## Short problem
Pick out each line containing the string "code".
## start The records
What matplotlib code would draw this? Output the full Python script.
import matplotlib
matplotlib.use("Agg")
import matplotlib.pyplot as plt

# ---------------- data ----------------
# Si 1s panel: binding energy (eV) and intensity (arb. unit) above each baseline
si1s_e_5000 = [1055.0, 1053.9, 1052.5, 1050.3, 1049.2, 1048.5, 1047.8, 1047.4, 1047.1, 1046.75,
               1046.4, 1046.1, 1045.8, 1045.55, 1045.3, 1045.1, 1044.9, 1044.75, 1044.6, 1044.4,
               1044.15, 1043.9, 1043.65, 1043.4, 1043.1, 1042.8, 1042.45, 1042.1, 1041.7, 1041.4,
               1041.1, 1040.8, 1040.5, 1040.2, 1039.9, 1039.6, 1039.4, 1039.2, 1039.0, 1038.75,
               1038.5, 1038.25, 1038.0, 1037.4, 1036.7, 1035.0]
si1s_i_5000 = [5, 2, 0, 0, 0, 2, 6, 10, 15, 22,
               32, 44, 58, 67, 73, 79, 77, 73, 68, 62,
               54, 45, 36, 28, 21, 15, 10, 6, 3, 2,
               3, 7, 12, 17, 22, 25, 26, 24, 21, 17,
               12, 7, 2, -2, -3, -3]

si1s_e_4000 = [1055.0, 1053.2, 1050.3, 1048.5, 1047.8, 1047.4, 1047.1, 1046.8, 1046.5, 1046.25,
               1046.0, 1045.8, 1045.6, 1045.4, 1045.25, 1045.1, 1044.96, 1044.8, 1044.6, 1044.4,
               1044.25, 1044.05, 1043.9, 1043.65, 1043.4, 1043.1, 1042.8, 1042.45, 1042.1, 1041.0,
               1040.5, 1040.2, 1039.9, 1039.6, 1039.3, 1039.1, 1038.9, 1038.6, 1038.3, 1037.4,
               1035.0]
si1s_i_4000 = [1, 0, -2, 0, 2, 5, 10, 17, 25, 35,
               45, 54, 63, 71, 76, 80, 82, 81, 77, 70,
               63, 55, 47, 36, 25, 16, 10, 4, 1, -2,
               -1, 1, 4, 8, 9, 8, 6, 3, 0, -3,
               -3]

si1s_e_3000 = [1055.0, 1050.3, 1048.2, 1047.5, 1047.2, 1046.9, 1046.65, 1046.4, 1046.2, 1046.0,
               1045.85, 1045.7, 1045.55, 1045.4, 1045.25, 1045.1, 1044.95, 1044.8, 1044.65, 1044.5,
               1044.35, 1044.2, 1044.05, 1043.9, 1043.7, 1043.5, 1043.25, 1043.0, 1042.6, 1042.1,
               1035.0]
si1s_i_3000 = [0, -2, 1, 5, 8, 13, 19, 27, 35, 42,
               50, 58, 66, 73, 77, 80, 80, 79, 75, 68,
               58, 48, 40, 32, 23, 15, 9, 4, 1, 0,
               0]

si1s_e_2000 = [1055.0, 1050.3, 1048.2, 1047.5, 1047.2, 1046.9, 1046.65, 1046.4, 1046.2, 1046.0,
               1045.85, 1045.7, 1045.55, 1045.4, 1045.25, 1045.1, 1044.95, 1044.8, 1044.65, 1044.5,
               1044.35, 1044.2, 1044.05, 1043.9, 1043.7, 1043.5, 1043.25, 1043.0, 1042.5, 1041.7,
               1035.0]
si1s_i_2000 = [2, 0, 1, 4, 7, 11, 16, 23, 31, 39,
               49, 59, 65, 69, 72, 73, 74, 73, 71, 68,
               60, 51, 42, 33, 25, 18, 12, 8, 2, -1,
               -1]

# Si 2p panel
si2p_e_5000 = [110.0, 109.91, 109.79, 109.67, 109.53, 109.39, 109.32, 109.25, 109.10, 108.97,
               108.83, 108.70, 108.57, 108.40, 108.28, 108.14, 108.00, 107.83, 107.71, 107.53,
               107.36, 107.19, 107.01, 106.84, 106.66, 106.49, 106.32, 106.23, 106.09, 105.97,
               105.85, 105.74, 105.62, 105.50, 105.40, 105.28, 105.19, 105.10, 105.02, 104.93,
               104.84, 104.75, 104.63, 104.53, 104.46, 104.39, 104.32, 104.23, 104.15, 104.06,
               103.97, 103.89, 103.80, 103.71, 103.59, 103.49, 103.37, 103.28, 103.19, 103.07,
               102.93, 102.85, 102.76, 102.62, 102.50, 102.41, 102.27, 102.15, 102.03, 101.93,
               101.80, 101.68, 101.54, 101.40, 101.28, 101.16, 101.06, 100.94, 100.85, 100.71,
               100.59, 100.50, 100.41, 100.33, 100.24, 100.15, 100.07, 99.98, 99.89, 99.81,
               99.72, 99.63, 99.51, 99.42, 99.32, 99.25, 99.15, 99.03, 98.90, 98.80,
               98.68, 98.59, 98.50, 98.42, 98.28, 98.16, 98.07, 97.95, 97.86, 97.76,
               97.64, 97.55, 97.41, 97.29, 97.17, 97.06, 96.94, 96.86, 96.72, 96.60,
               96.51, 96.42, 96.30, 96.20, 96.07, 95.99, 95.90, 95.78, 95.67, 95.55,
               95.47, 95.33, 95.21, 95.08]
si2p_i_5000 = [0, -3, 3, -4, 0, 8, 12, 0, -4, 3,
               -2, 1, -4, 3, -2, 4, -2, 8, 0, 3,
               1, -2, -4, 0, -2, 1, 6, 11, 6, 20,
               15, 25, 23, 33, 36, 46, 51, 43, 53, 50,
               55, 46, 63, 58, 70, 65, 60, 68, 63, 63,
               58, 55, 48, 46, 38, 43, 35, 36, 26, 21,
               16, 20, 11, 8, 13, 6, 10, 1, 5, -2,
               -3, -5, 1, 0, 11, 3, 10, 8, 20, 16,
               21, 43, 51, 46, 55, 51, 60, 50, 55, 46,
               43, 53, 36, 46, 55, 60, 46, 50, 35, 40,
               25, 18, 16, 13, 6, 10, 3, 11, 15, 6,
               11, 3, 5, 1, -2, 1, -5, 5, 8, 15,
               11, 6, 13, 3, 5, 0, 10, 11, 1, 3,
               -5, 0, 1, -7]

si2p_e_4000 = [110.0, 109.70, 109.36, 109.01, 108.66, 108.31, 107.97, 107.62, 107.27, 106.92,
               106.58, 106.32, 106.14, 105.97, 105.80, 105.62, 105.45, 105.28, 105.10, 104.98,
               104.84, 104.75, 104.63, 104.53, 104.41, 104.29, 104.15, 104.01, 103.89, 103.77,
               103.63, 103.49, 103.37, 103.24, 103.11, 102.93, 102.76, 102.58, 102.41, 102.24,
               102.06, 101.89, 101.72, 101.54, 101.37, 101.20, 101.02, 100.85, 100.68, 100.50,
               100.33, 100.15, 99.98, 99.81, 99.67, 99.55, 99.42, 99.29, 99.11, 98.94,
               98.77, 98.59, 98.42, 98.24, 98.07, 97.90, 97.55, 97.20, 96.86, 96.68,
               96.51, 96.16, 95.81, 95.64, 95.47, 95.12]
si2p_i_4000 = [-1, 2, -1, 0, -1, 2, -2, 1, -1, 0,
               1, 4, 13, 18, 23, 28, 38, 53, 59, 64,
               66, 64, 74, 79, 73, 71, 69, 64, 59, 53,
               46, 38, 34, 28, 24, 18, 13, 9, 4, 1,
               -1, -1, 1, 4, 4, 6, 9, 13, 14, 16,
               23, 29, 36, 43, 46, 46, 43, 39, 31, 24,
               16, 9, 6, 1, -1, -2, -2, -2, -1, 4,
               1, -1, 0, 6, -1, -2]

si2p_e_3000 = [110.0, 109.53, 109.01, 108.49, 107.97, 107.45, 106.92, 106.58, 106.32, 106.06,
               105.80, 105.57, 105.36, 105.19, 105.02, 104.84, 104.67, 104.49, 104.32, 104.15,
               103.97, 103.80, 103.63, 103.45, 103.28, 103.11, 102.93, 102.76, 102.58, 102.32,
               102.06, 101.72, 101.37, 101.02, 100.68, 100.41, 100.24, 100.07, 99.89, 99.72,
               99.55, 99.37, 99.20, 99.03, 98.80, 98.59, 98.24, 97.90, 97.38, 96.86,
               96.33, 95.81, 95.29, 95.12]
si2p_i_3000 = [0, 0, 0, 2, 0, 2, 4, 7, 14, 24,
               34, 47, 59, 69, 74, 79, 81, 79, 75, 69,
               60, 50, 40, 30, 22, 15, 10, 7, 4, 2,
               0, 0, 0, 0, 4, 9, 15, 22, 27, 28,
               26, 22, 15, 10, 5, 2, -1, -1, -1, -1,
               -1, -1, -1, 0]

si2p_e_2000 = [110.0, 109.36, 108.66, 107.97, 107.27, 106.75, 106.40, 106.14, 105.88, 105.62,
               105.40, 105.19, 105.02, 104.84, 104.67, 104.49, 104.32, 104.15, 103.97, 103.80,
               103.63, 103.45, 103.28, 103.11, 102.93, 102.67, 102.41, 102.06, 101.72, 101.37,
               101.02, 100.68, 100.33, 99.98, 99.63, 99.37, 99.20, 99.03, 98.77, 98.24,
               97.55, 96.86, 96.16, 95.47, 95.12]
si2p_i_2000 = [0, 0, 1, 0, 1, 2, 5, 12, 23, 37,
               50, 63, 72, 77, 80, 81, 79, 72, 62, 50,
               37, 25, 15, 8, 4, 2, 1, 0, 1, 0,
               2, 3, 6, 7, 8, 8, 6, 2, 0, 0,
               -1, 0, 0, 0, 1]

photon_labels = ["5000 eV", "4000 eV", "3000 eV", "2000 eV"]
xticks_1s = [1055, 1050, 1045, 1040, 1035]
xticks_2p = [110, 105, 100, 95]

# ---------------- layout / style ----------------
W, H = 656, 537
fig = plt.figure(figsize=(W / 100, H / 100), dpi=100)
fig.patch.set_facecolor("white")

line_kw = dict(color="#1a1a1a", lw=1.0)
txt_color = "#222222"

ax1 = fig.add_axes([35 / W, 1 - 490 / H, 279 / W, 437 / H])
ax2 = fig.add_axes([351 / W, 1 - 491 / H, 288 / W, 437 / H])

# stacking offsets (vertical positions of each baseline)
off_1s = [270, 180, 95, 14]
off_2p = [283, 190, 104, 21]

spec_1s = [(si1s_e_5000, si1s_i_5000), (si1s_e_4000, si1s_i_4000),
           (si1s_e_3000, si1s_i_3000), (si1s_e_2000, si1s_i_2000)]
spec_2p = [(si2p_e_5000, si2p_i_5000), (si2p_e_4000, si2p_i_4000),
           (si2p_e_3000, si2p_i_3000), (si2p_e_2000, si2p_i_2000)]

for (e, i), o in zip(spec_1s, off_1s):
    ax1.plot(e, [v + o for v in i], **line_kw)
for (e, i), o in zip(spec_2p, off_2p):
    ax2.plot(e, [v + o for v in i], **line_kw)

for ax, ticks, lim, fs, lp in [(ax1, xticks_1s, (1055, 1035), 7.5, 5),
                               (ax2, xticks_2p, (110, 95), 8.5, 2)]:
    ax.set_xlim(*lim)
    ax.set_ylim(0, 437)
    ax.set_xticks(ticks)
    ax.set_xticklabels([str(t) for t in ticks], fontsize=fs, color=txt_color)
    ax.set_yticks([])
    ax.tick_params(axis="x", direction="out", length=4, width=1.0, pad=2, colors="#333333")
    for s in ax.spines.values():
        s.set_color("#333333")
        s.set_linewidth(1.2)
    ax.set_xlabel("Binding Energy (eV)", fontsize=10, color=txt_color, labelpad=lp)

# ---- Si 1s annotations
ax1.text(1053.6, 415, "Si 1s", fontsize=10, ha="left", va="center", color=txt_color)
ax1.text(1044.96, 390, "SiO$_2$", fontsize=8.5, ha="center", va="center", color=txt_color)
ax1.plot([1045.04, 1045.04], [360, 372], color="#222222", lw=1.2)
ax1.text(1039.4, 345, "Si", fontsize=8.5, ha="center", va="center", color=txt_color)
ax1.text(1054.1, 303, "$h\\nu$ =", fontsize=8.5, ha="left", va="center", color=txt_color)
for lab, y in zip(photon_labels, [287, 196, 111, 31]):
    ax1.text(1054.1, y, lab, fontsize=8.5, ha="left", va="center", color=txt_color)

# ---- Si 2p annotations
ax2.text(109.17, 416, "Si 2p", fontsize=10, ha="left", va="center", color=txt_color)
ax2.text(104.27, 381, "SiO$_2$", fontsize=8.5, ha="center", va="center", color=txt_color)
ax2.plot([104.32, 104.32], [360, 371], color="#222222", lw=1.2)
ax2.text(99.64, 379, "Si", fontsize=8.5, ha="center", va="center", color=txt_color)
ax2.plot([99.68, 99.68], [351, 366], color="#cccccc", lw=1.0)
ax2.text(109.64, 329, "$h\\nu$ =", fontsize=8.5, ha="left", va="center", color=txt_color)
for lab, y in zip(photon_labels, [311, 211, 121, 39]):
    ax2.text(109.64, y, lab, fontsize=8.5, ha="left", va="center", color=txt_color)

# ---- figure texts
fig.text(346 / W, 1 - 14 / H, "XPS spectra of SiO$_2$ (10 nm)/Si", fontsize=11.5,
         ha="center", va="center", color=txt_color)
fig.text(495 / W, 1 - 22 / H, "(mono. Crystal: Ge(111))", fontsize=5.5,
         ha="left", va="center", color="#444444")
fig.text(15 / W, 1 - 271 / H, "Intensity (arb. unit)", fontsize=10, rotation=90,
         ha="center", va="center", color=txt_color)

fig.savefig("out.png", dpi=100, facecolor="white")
## end The records
## start The records
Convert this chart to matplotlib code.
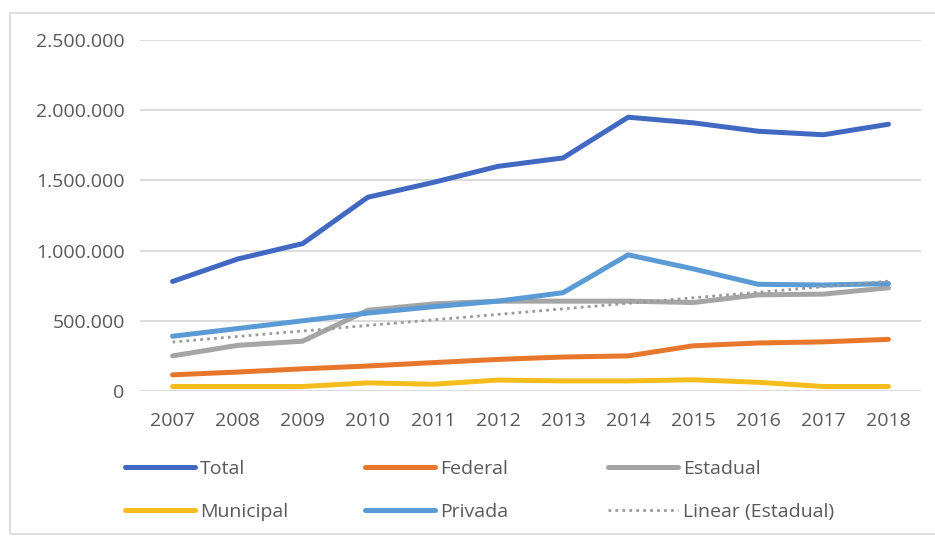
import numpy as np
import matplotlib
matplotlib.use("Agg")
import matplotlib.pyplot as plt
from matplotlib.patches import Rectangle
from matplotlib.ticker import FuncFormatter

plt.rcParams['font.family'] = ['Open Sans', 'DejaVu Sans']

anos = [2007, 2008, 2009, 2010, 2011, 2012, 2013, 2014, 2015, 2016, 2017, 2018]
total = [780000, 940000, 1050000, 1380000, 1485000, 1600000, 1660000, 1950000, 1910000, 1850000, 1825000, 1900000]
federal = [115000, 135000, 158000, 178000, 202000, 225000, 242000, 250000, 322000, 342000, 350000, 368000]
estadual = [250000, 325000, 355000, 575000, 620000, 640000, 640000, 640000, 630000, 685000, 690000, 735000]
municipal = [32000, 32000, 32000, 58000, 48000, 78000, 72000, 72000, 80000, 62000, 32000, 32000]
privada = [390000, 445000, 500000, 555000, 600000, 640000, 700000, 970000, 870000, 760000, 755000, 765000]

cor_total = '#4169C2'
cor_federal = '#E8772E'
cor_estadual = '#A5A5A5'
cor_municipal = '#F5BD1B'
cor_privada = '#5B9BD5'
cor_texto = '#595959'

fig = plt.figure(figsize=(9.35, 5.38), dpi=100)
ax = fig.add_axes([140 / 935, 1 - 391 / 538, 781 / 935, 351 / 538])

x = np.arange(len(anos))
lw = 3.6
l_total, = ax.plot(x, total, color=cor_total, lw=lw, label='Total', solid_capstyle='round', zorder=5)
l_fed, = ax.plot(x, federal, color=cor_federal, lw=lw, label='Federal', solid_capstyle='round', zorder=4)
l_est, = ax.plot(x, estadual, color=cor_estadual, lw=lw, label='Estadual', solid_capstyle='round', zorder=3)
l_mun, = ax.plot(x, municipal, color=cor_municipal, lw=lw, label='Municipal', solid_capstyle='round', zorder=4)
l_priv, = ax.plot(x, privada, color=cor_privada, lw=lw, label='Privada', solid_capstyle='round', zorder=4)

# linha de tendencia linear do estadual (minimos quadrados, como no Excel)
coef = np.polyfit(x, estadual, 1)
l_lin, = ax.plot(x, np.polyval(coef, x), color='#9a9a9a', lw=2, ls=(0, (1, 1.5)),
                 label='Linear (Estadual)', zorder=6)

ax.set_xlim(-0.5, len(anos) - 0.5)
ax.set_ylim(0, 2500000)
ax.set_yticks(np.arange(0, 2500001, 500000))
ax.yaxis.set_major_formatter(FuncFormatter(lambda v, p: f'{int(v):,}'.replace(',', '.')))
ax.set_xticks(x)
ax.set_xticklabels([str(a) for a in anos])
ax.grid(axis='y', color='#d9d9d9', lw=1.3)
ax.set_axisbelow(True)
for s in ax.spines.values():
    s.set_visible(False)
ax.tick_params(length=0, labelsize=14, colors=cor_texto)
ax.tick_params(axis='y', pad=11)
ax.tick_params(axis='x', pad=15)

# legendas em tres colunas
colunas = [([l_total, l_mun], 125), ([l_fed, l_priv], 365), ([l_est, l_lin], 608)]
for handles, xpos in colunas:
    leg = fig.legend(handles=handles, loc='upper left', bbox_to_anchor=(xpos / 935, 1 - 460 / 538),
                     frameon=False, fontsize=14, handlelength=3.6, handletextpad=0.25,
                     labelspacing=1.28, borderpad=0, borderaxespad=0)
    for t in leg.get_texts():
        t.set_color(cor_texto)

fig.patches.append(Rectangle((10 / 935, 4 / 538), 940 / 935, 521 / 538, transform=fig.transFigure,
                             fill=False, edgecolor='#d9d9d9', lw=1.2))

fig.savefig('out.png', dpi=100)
## end The records
## Answer to this exercise
What matplotlib code would draw this? Output the full Python script.
Convert this chart to matplotlib code.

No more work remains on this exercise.